When I was 14, I got adopted a second time. The Bible talks about how God wanted to be our Father, yet, we were born separated from Him. So, He sent His Son to live a perfect life for us, and then gave His life for us on the cross. Not only that, on the third day, He rose again, conquering life and death. Because of this, we can now have God as our Father, and He adopts us into HIS family. A family I wasn’t a part of before. I had found my forever Abba.
Then, one year ago, I began the adoption process again. This time, I would be the adoptive parent, and I would not be adopting one, but three blessings. It seems like my words get jumbled and my eyes get teary as I think about the first meeting that day Wednesday before Chick fil A and the Zoo when I met the children I would now call my own. I think I was more nervous then Scott (my boyfriend at the time) – he would be doing the introducing, yet I know I was more anxious. I spent the whole ride to SC listening to the book on love languages of children so that I could hopefully zero in on how to get into these kids worlds. Little did I know a little chicken nuggets and a walk around the zoo would do the trick. Add in a few days with them, some shopping, and lots of playing, and as I was driving home, I knew I had found a forever family.
On August 4, 2012, around 1:40 in the afternoon, it became official. We became a forever family. The pastor of my home church prayed and dedicated our new family to the Lord. Pastor Mark came back and made the pronouncement, and there I was. A family of five and a mom. It was an official moment.
As the weeks followed, I kept waiting for that moment when I would feel like the mom. When I would open my eyes and realize it wasn’t a dream, and that I really had three children. I realize now that it didn’t happen at any one moment. It happens in all the little moment. With Bekah, my 11-year-old, it happened the first time we had “girl moment talks” when she asks me to straighten her hair or to put makeup on her. It happened when she told me she loved me for the first time (and I know she knows what that means) or when we talk about the things in life that matter. For Jared, my 8-year-old snuggle buddy, it happened when he was sitting in my lap, when we read books together, do homework together, or when he slips his hand in mine. For my Busy Lizzie, my very busy 4-year-old, it is when she sings the goodnight song with me when we use “Mr. Washy washcloth” in the bath, when her blue eyes sparkle over something we have done, or maybe it was the first time she called me Mommy. Those are the moments, combined into one, that makes me realize I am a Mommy. A forever mommy to three blessings who lost their mommy. Maybe it happens for them when my heart aches for the fact that they won’t have their real mommy for things. Maybe it happened when I realized that I love them unconditionally, no matter what they do, how they act, nothing they can do can make me love them less. It is in those moments that I realize my adoption story has, in some ways come full circle. I have adopted three blessings. Blessings I prayed for years. I didn’t know they wouldn’t come from my womb, but they were birthed in my heart years ago by the prayers of not just me, but others. My love for them was birthed a long time ago when I knew I wanted to become a Mommy. I adopted three babies.

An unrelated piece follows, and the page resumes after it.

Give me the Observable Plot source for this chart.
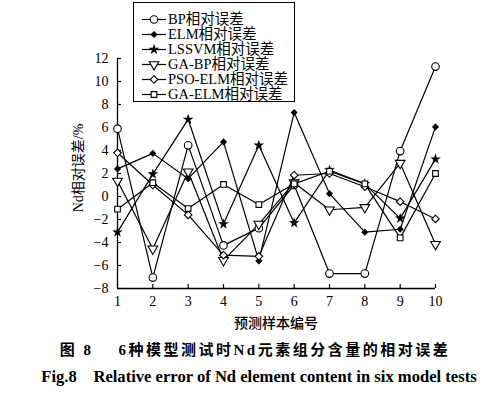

Not only that, I was adopted again. I was adopted as a Mommy. I think a lot of people forget that. It is not only the child that is adopted on that GOTCHA day… the Mommy (and/or Daddy’s) are adopted as well.
I am so thankful for Adoption. For the blessings I got to adopt as my own… and that they adopted me as their own. For my daddy, who adopted me. And most importantly, for my Heavenly Father, who adopted me with a love that is so deep I don’t often understand.